▶ **SHORT PROBLEM**: Nothing after the line with "const seriesNames = ['WR" belongs in the copy; extract the lines below from the top through that line, pictures left out.

▶ **DATA PROVIDED**:
----

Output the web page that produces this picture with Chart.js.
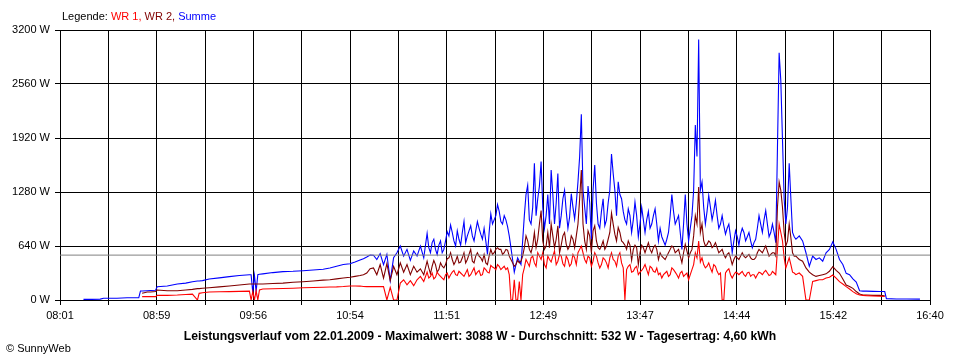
<!DOCTYPE html>
<html><head><meta charset="utf-8">
<script src="https://cdn.jsdelivr.net/npm/chart.js@4"></script>
<style>html,body{margin:0;padding:0;background:#fff}canvas{display:block}</style>
</head><body>
<canvas id="c" width="960" height="360"></canvas>
<script>
// x-axis tick labels (every second grid line)
const tickLabels = ['08:01','08:59','09:56','10:54','11:51','12:49','13:47','14:44','15:42','16:40'];
const seriesNames = ['WR 1', 'WR 2', 'Summe'];

// sample times in minutes after midnight (main samples, then extra odd-minute samples)
const times = [
  495,500,505,507,515,521,528,529,530,533,535,538,539,545,551,556,560,563,564,566,570,576,582,588,594,595,596,597,598,599,600,602,608,614,620,626,632,638,642,646,650,654,657,
  660,662,664,666,668,670,672,674,676,678,
  680,682,684,686,688,690,692,694,696,698,
  700,702,704,706,708,710,712,714,716,718,
  720,722,724,726,728,730,732,734,736,738,
  740,742,744,746,748,750,752,754,756,758,
  760,762,764,766,768,770,772,774,776,778,
  780,782,784,786,788,790,792,794,796,798,
  800,802,804,806,808,810,812,814,816,818,
  820,822,824,826,828,830,832,834,836,838,
  840,842,844,846,848,850,852,854,856,858,
  860,862,864,866,868,870,872,874,876,878,
  880,882,884,886,888,890,892,894,896,898,
  900,902,904,906,908,910,912,914,916,918,
  920,922,924,926,928,930,932,934,936,938,
  940,942,944,946,948,950,952,954,956,958,
  960,
  962,966,970,973,974,980,986,994,
  // extra samples
  701,703,705,707,709,711,713,715,717,719,
  721,723,725,727,729,731,733,735,737,739,
  741,743,745,747,749,751,753,755,
  757,759,761,763,765,767,769,771,773,775,
  777,779,781,783,785,787,789,791,793,795,
  797,799,801,803,805,807,809,811,813,815,
  817,819,821,823,825,827,829,
  831,833,835,837,839,841,843,845,847,849,
  851,853,855,857,859,861,863,865,867,869,
  871,873,875,877,879,881,883,885,887,889,
  891,893,895,897,899,901,903,905,907,909,
  911,913,915,917,919,921
];

// WR 1 (W)
const wr1 = [
  null,null,null,null,null,null,null,null,40,40,40,40,55,55,59,65,70,0,79,85,95,97,99,102,105,0,100,0,110,0,120,130,133,137,140,145,148,152,154,156,160,166,166,
  165,160,158,160,158,160,158,160,0,150,
  0,0,200,240,180,230,170,240,280,220,
  330,280,250,330,280,240,320,300,350,290,
  320,280,360,300,380,330,290,380,330,410,
  380,420,360,400,380,0,240,0,0,380,
  440,500,440,560,480,420,520,450,580,460,
  520,400,480,430,500,560,640,480,520,400,
  560,440,420,480,380,560,460,520,440,0,
  400,330,380,300,350,420,300,380,330,300,
  260,320,280,380,330,260,340,300,240,360,
  560,700,500,380,440,330,400,300,0,320,
  370,260,330,300,340,280,330,300,260,330,
  300,350,290,340,300,900,700,380,500,330,
  300,320,280,0,0,220,230,240,240,260,
  270,296,260,217,190,158,130,99,75,59,
  55,
  52,48,45,42,null,null,null,null,
  260,320,270,300,260,300,260,330,300,340,
  300,320,280,340,300,350,300,360,320,390,
  360,400,380,360,300,0,0,220,
  300,480,400,520,400,520,560,380,480,520,
  420,540,430,520,400,540,420,600,560,440,
  500,460,520,380,500,440,500,480,400,560,
  380,360,420,340,400,330,380,
  360,400,340,380,320,300,340,300,360,300,
  320,280,320,300,420,500,450,420,400,380,
  420,340,320,0,350,300,300,320,320,300,
  320,280,300,300,320,330,320,300,320,600,
  800,500,440,420,320,310
];

// WR 2 (W)
const wr2 = [
  null,null,null,null,null,null,null,null,79,95,95,100,118,110,110,118,126,135,135,140,146,155,166,178,190,190,190,190,190,190,190,190,195,200,210,217,225,235,240,250,260,270,280,
  290,300,320,370,380,300,420,260,430,230,
  400,300,440,330,420,300,400,330,370,300,
  460,310,470,330,440,380,490,560,420,520,
  450,560,480,600,440,560,500,540,420,600,
  560,620,600,560,590,480,400,470,460,620,
  700,560,800,720,1060,600,800,900,620,880,
  650,800,600,760,620,900,1540,700,820,560,
  880,620,640,600,720,1030,780,860,700,650,
  700,470,650,420,650,560,680,560,650,480,
  520,480,560,640,560,600,440,660,500,600,
  1000,1340,900,640,700,620,680,560,600,500,
  560,420,520,480,560,500,540,480,500,600,
  560,640,520,560,520,1400,1100,640,900,560,
  520,480,460,380,330,300,280,290,300,310,
  340,395,350,316,250,178,160,138,100,71,
  60,
  60,55,55,50,null,null,null,null,
  380,400,420,360,400,420,500,480,460,440,
  500,440,540,460,520,520,460,440,520,540,
  600,600,540,600,520,440,420,440,
  520,760,600,640,620,900,700,640,620,760,
  720,560,760,660,640,720,760,1200,900,600,
  760,820,700,600,700,640,800,900,700,800,
  680,600,650,600,620,560,620,
  620,600,620,600,560,500,520,600,620,580,
  520,560,580,560,760,900,800,700,660,680,
  640,620,580,540,540,500,480,500,520,520,
  520,500,480,560,580,600,580,540,560,1100,
  1300,800,700,740,520,500
];

// Summe (W)
const summe = [
  8,8,10,20,20,27,27,107,107,110,112,115,158,165,190,200,217,225,225,230,249,262,277,290,300,300,90,290,100,300,305,310,325,336,340,347,355,365,380,400,420,430,450,
  474,490,510,533,530,480,550,420,540,230,
  500,560,640,520,600,470,580,520,640,500,
  790,560,720,540,700,600,810,890,700,820,
  650,930,760,880,700,930,780,850,540,1020,
  950,1130,930,1000,870,620,330,500,420,1000,
  1360,900,1620,1200,1640,850,1250,1540,900,1500,
  1000,1300,850,1260,960,1400,2200,1100,1350,720,
  1600,900,1050,880,1150,1730,1300,1400,1200,950,
  1080,800,1160,750,1100,800,1050,900,1080,700,
  750,650,800,1250,900,1000,600,1250,700,1000,
  2074,3088,1400,900,1240,950,1180,850,1000,780,
  900,560,820,650,850,700,800,620,720,1000,
  800,1060,750,900,680,2930,1900,900,1620,800,
  720,760,700,560,400,520,480,500,460,560,
  600,690,600,480,420,316,300,250,213,110,
  105,
  105,102,100,100,16,12,12,10,
  620,680,600,650,560,700,760,800,640,720,
  800,680,820,760,820,850,720,700,800,900,
  1000,1050,900,950,760,480,420,460,
  700,1250,950,1100,1000,1350,1100,1000,900,1250,
  1150,850,1200,1050,980,1100,1150,1700,1300,900,
  1150,1300,1150,850,1200,950,1300,1500,1000,1250,
  1050,900,1000,950,1000,900,950,
  950,850,1000,900,850,700,720,1000,1050,950,
  800,900,900,850,1300,1700,1300,1100,1050,1100,
  1050,1000,900,880,850,750,700,750,780,800,
  750,700,680,850,900,950,900,800,800,1800,
  2600,1200,1100,1200,750,740
];

const averageW = 532;
const maxW = 3088;
const dateText = '22.01.2009';
const energyText = '4,60 kWh';
const yMax = 3200, yStep = 640;
const xMin = 481, xMax = 1000;   // 08:01 .. 16:40

const FONT = '"Liberation Sans", Arial, sans-serif';
const pts = arr => times.map((t, i) => ({x: t, y: arr[i]})).sort((a, b) => a.x - b.x);
const titleText = 'Leistungsverlauf vom ' + dateText + ' - Maximalwert: ' + maxW + ' W - Durchschnitt: ' + averageW + ' W - Tagesertrag: ' + energyText;

const textPlugin = {
  id: 'texts',
  afterDraw(chart) {
    const ctx = chart.ctx;
    ctx.save();
    ctx.textBaseline = 'middle';
    ctx.textAlign = 'left';
    ctx.font = '11px ' + FONT;
    let x = 62;
    const parts = [['Legende: ', '#000000'], [seriesNames[0] + ', ', '#ff0000'], [seriesNames[1] + ', ', '#800000'], [seriesNames[2], '#0000ff']];
    parts.forEach(([t, c]) => { ctx.fillStyle = c; ctx.fillText(t, x, 17); x += ctx.measureText(t).width; });
    ctx.fillStyle = '#000';
    ctx.font = 'bold 12.2px ' + FONT;
    ctx.textAlign = 'center';
    ctx.fillText(titleText, 480, 337);
    ctx.font = '11px ' + FONT;
    ctx.textAlign = 'left';
    ctx.fillText('\u00A9 SunnyWeb', 6, 349);
    ctx.restore();
  }
};

new Chart(document.getElementById('c'), {
  type: 'line',
  data: {
    datasets: [
      {label: 'Durchschnitt', data: [{x: xMin, y: averageW}, {x: xMax, y: averageW}], borderColor: '#808080', borderWidth: 1, order: 0},
      {label: seriesNames[0], data: pts(wr1), borderColor: '#ff0000', borderWidth: 1.1, order: 1},
      {label: seriesNames[1], data: pts(wr2), borderColor: '#800000', borderWidth: 1.1, order: 2},
      {label: seriesNames[2], data: pts(summe), borderColor: '#0000ff', borderWidth: 1.1, order: 3}
    ]
  },
  options: {
    responsive: false,
    devicePixelRatio: 1,
    animation: false,
    elements: {point: {radius: 0}, line: {tension: 0}},
    layout: {padding: {top: 30, right: 30, bottom: 40, left: 0}},
    plugins: {legend: {display: false}, tooltip: {enabled: false}},
    scales: {
      x: {
        type: 'linear', min: xMin, max: xMax,
        afterBuildTicks(axis) {
          const n = (tickLabels.length - 1) * 2;
          axis.ticks = Array.from({length: n + 1}, (_, i) => ({value: xMin + i * (xMax - xMin) / n}));
        },
        ticks: {autoSkip: false, maxRotation: 0, padding: 4, color: '#000', font: {family: FONT, size: 11},
          callback: (v, i) => (i % 2 === 0 ? tickLabels[i / 2] : '')},
        grid: {color: '#000', lineWidth: 1, tickLength: 5},
        border: {color: '#000', width: 1},
        afterFit(s) { s.height = 20; }
      },
      y: {
        min: 0, max: yMax,
        ticks: {stepSize: yStep, padding: 5, color: '#000', font: {family: FONT, size: 11}, callback: v => v + ' W'},
        grid: {color: '#000', lineWidth: 1, tickLength: 5},
        border: {color: '#000', width: 1},
        afterFit(s) { s.width = 60; }
      }
    }
  },
  plugins: [textPlugin]
});
</script>
</body></html>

----

▶ **RESULT**:
Output the web page that produces this picture with Chart.js.
<!DOCTYPE html>
<html><head><meta charset="utf-8">
<script src="https://cdn.jsdelivr.net/npm/chart.js@4"></script>
<style>html,body{margin:0;padding:0;background:#fff}canvas{display:block}</style>
</head><body>
<canvas id="c" width="960" height="360"></canvas>
<script>
// x-axis tick labels (every second grid line)
const tickLabels = ['08:01','08:59','09:56','10:54','11:51','12:49','13:47','14:44','15:42','16:40'];
const seriesNames = ['WR 1', 'WR 2', 'Summe'];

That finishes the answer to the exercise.